● **WHAT NEEDS TO BE DONE**: Extract the lines from the start through the line that holds "const yInterval = 5;", both included, omitting all images.

● **ENTRIES PROVIDED**:
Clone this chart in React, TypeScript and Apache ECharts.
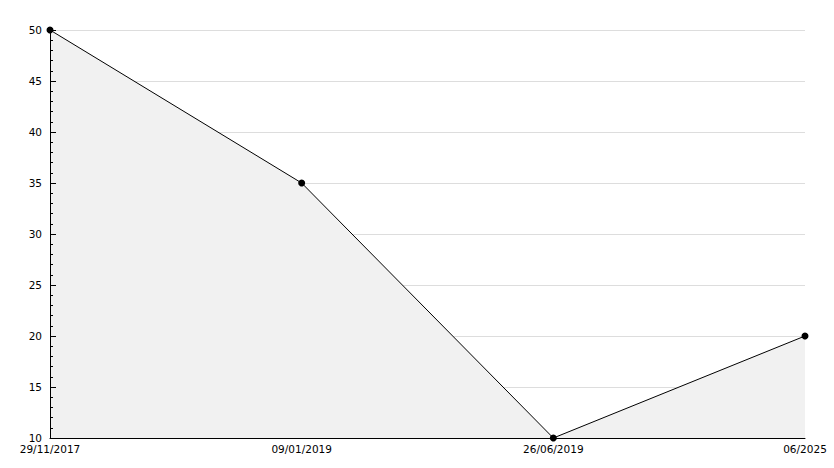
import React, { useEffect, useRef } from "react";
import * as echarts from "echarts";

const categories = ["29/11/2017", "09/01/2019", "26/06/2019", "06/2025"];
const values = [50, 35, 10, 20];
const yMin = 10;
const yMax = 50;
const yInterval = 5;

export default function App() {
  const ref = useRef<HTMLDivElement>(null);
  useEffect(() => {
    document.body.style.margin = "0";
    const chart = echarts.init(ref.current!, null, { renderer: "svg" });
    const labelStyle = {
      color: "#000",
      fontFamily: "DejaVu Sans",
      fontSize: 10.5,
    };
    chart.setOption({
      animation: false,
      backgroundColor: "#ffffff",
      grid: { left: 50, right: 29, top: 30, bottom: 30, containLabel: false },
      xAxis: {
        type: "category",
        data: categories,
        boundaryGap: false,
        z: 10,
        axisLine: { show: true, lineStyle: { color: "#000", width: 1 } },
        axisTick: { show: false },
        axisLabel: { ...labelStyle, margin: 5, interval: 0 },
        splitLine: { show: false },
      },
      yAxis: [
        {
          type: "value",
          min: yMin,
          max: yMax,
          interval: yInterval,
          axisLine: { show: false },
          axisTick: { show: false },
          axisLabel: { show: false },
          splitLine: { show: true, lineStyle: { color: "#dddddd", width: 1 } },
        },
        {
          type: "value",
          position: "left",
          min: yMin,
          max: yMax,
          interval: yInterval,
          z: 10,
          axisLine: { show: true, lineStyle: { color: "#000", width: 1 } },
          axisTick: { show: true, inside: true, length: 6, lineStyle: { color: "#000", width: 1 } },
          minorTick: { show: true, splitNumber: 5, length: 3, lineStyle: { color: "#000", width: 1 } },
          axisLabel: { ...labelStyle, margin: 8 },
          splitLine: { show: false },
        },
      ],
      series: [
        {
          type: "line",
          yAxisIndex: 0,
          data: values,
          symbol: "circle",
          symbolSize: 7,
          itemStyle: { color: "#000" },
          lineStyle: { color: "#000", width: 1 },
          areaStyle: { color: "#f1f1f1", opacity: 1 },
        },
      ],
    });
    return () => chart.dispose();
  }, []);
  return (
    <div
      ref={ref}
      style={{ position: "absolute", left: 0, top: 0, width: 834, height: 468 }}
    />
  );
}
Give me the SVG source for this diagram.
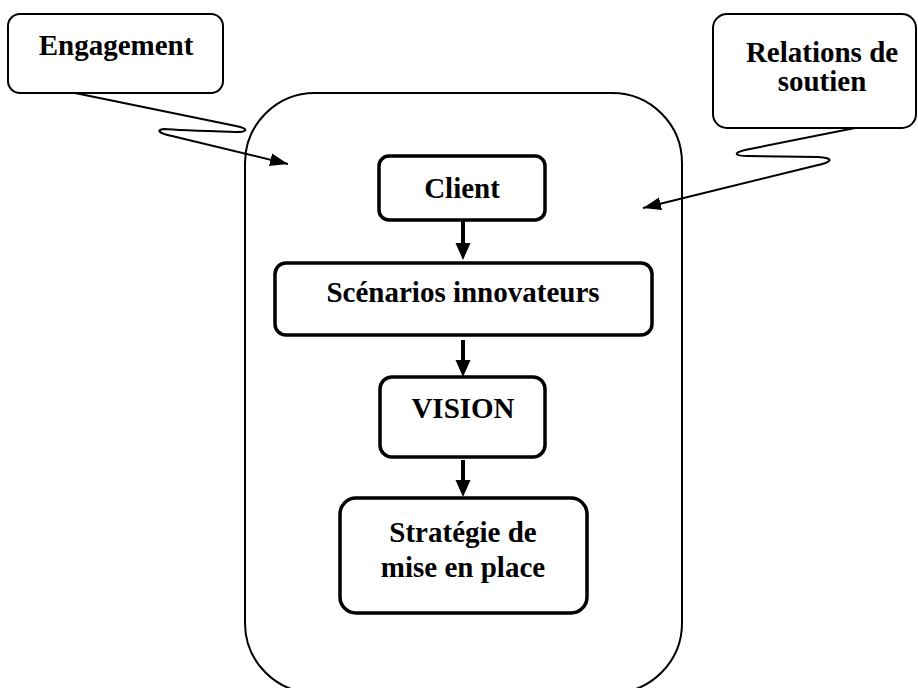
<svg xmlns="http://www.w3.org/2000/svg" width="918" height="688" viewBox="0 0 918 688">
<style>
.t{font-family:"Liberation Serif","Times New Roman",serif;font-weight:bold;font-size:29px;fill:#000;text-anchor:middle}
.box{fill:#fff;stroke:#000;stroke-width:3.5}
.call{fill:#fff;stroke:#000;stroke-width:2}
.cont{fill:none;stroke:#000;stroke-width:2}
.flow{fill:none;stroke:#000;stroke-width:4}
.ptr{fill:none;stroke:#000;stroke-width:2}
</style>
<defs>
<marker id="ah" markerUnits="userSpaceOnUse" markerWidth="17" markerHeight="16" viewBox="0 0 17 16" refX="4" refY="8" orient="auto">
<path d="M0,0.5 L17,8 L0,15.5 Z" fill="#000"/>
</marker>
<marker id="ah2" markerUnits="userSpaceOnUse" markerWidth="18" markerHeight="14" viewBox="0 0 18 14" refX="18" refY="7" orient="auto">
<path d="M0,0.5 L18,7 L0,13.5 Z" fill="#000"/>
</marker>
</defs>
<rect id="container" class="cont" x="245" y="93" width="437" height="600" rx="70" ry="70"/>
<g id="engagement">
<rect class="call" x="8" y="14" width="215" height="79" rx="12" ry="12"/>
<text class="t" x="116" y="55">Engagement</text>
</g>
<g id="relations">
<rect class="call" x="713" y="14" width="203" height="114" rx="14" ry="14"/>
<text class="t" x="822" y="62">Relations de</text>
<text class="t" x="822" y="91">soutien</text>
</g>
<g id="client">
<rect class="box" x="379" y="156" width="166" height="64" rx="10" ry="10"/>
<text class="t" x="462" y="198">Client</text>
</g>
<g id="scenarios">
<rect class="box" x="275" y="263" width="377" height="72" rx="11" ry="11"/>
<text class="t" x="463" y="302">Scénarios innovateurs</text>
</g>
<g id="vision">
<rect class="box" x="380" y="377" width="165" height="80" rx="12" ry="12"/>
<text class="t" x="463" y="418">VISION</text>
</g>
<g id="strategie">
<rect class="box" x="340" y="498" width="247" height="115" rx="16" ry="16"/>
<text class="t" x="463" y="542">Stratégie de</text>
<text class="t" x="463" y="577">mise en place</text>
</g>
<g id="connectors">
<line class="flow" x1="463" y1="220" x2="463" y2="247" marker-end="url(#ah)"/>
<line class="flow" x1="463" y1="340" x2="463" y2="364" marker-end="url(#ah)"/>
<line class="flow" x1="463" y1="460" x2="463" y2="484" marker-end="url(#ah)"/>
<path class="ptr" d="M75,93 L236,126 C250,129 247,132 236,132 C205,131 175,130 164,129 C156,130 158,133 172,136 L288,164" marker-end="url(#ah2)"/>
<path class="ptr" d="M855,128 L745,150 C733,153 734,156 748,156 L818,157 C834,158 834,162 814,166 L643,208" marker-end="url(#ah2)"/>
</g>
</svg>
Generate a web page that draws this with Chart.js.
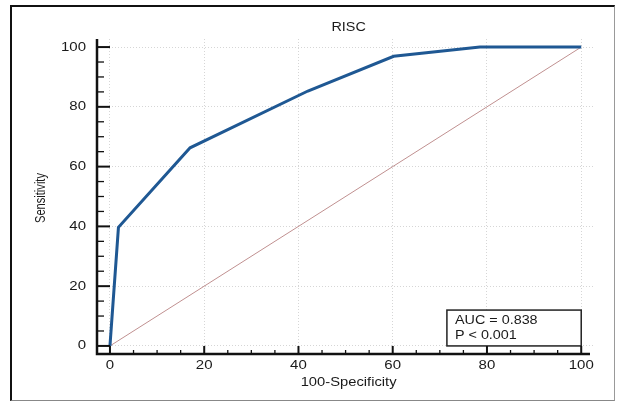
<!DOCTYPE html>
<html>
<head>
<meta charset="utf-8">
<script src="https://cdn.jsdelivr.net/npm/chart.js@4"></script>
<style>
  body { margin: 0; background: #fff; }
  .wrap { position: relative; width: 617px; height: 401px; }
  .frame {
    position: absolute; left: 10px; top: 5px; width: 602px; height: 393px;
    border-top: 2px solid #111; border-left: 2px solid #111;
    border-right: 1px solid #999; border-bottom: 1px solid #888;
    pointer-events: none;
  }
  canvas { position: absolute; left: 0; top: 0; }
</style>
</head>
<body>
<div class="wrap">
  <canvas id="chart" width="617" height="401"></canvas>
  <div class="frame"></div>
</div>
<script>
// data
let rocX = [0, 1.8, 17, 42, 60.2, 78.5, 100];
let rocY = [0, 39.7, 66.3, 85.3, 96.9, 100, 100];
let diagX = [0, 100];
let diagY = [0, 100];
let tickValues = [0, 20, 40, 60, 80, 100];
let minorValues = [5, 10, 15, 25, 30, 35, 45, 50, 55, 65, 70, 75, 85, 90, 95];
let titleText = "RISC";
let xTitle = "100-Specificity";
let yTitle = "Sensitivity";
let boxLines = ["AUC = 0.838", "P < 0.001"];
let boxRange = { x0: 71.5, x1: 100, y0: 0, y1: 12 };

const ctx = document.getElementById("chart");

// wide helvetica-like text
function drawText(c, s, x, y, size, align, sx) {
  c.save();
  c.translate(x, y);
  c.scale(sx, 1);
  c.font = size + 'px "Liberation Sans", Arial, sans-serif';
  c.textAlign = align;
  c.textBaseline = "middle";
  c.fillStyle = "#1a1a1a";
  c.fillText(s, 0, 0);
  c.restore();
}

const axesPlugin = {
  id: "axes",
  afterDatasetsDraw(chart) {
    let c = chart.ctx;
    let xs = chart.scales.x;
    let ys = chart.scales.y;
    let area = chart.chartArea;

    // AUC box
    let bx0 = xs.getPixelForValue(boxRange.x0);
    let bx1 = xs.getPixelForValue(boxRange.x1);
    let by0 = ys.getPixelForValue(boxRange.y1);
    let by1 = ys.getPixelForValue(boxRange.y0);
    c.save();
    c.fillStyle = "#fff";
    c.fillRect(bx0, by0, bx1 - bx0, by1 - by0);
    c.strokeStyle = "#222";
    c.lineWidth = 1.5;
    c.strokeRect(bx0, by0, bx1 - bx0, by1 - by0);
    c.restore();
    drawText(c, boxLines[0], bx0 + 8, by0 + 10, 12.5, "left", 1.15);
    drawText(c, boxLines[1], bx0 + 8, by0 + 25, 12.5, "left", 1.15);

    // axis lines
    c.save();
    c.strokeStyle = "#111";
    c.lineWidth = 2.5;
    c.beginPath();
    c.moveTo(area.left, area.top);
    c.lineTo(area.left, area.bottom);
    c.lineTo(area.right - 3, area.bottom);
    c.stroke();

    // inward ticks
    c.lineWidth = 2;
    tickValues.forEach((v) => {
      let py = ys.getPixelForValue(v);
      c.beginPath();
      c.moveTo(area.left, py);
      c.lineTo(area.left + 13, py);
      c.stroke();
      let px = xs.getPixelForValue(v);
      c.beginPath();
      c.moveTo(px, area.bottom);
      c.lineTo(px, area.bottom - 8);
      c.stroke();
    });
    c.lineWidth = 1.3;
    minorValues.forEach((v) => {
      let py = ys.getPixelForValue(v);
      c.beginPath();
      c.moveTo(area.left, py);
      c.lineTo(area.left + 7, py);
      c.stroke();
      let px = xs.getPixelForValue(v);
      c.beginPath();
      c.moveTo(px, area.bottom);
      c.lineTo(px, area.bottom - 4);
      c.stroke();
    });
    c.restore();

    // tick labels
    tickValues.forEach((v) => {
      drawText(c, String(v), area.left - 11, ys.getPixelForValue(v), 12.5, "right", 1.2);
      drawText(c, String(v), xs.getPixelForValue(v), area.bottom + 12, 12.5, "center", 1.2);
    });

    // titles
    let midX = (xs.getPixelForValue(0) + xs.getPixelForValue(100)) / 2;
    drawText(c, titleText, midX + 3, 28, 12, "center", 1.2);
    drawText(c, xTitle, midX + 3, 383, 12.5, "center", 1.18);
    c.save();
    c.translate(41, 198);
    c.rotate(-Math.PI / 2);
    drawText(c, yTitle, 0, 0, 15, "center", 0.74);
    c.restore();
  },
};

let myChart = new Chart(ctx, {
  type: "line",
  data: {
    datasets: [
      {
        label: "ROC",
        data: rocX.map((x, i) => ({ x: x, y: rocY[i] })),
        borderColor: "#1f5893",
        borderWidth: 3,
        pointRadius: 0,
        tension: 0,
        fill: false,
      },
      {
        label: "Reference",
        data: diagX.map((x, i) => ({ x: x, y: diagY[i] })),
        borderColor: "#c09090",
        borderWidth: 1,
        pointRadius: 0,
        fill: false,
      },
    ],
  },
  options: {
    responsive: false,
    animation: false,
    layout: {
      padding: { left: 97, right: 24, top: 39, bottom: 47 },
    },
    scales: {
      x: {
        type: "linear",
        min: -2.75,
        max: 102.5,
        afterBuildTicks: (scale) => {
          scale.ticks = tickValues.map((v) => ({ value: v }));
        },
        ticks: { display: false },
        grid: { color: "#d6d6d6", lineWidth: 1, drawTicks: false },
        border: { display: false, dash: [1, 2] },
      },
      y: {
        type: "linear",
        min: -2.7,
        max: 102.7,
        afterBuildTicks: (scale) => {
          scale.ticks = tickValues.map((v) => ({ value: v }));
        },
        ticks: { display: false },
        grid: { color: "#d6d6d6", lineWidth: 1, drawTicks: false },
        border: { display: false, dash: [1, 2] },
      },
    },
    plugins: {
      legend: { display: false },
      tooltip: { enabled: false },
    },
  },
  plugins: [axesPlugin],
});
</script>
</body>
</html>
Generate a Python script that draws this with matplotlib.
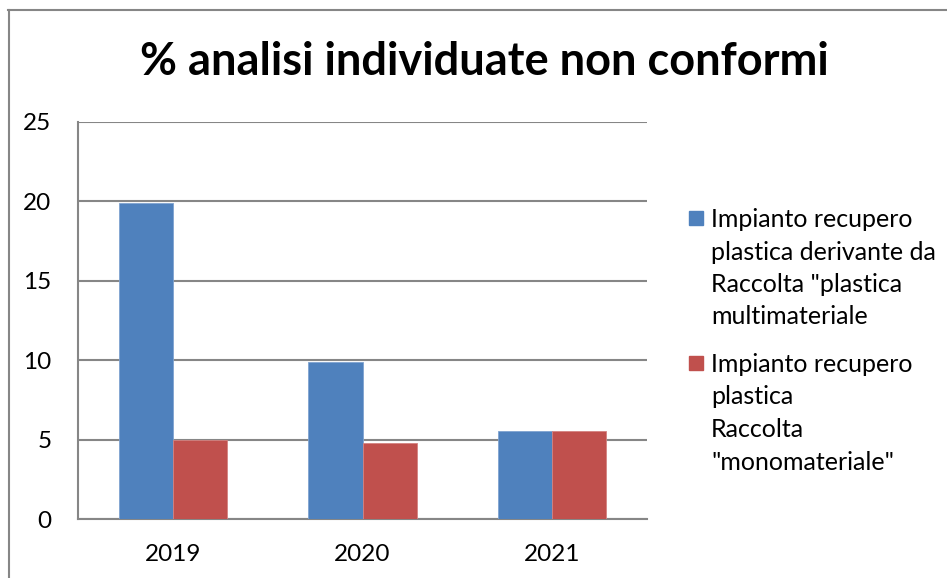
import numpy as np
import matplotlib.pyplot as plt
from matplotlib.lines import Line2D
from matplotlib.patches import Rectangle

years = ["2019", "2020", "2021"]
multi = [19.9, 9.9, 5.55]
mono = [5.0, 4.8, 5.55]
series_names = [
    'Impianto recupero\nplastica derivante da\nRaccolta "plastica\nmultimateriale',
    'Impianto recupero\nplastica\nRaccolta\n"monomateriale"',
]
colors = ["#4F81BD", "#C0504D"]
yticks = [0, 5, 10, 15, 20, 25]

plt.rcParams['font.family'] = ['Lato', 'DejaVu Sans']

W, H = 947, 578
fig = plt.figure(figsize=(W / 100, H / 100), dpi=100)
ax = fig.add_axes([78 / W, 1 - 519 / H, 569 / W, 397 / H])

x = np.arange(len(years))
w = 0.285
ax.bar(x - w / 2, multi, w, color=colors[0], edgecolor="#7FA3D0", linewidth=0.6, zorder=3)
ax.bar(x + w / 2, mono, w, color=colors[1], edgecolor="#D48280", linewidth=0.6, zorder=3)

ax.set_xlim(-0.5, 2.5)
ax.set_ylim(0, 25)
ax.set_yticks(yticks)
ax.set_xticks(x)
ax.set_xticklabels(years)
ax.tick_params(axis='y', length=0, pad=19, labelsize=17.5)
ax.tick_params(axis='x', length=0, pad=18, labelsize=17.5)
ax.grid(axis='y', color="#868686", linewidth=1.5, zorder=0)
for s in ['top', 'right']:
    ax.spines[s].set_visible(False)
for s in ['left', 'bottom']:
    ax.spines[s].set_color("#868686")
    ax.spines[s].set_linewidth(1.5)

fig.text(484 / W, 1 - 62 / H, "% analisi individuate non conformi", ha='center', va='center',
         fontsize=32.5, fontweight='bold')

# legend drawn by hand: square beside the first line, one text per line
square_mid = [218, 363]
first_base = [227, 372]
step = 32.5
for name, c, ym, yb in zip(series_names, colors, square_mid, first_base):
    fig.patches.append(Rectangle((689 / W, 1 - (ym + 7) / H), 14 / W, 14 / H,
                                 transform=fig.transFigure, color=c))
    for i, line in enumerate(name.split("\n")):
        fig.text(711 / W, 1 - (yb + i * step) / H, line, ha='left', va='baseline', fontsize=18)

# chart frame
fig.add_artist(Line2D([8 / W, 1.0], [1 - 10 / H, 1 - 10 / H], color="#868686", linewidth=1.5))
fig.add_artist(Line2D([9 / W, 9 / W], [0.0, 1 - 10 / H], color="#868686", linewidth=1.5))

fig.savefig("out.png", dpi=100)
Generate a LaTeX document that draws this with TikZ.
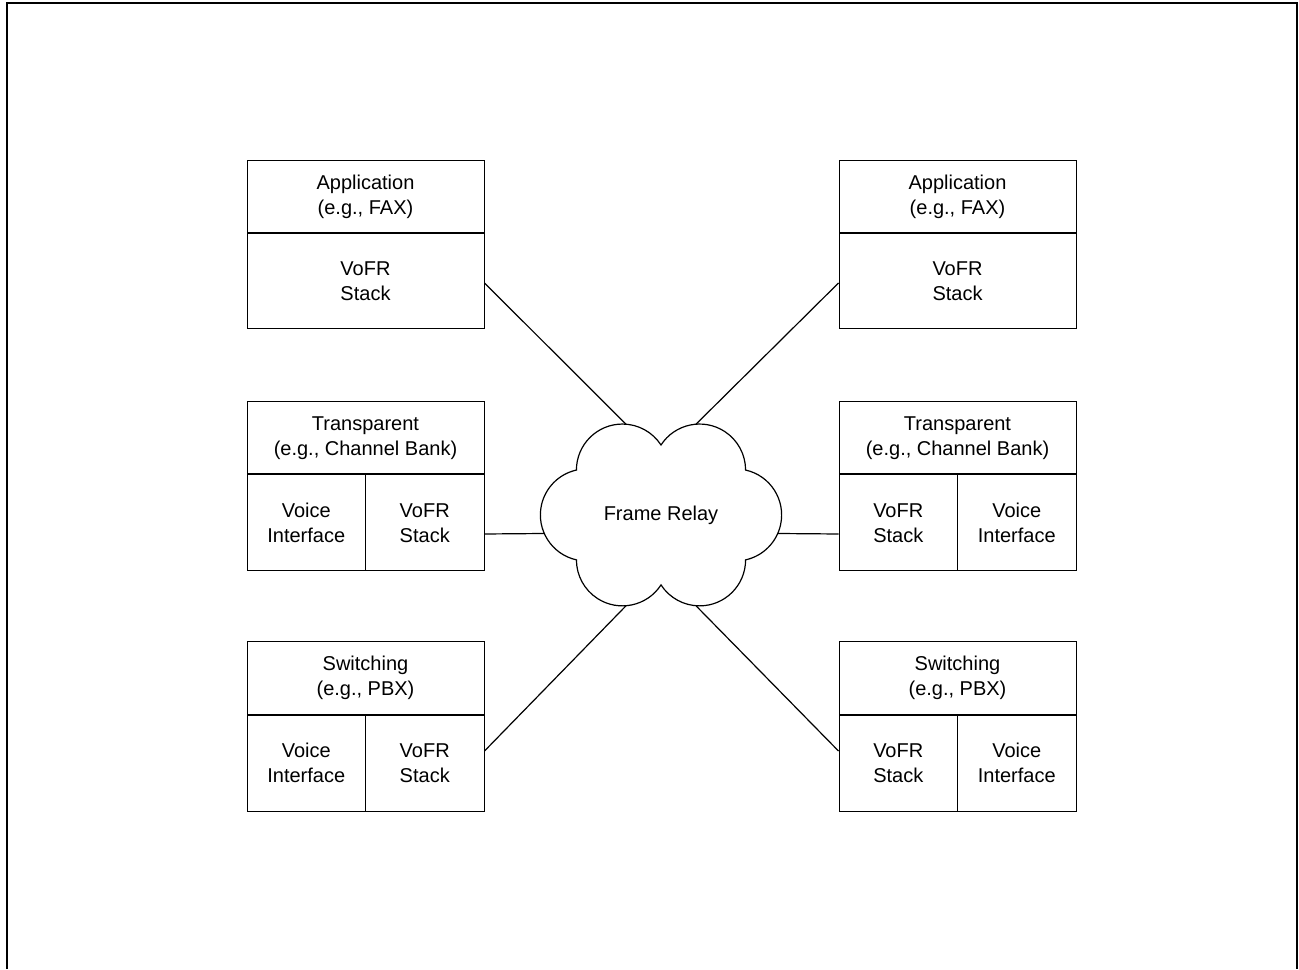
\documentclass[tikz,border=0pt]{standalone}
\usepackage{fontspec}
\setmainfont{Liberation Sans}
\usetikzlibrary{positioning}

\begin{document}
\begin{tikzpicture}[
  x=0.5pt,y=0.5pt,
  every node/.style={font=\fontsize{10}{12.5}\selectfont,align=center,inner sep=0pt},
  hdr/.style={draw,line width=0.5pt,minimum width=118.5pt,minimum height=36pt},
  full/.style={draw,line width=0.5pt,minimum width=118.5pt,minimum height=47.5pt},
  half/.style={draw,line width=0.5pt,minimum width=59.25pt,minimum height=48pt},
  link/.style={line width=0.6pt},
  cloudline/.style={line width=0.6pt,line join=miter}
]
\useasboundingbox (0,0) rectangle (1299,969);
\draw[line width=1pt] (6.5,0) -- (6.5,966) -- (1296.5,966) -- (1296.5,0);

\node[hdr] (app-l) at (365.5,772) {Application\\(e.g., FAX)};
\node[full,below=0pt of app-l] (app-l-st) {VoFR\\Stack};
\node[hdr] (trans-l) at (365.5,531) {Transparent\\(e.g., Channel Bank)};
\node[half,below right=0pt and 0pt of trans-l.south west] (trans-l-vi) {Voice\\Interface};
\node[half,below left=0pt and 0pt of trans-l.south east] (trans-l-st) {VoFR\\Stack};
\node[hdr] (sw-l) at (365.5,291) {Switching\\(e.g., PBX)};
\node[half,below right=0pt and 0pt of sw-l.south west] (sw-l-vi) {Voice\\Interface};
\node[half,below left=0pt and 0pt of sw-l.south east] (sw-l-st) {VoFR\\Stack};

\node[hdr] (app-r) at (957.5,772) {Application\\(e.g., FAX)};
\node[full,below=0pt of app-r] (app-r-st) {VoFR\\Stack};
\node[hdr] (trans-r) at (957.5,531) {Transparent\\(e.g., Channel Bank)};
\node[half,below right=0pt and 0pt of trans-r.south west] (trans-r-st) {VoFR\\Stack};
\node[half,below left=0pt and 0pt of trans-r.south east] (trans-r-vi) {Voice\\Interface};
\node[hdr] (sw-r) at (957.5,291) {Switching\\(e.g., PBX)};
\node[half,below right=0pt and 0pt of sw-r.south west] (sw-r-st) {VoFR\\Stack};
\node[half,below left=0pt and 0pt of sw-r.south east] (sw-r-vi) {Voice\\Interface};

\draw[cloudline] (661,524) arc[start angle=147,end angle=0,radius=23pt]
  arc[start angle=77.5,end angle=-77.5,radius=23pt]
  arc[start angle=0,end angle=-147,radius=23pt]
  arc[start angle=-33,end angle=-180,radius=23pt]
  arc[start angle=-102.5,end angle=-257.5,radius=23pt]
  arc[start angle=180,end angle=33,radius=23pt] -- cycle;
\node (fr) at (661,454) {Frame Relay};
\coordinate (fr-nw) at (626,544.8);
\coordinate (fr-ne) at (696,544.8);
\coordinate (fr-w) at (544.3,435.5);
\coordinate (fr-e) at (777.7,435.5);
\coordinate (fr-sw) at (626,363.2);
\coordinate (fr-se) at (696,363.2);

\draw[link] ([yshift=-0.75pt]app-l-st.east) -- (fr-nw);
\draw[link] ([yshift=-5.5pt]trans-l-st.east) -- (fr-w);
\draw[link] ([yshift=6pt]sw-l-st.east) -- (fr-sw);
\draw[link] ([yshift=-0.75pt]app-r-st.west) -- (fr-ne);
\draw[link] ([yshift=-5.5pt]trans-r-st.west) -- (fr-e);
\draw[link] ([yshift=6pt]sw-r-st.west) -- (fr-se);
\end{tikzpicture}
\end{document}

● **THE REPLY**:
Clone this chart in React, TypeScript and Apache ECharts.
import React, { useEffect, useRef } from "react";
import * as echarts from "echarts";

const categories = ["29/11/2017", "09/01/2019", "26/06/2019", "06/2025"];
const values = [50, 35, 10, 20];
const yMin = 10;
const yMax = 50;
const yInterval = 5;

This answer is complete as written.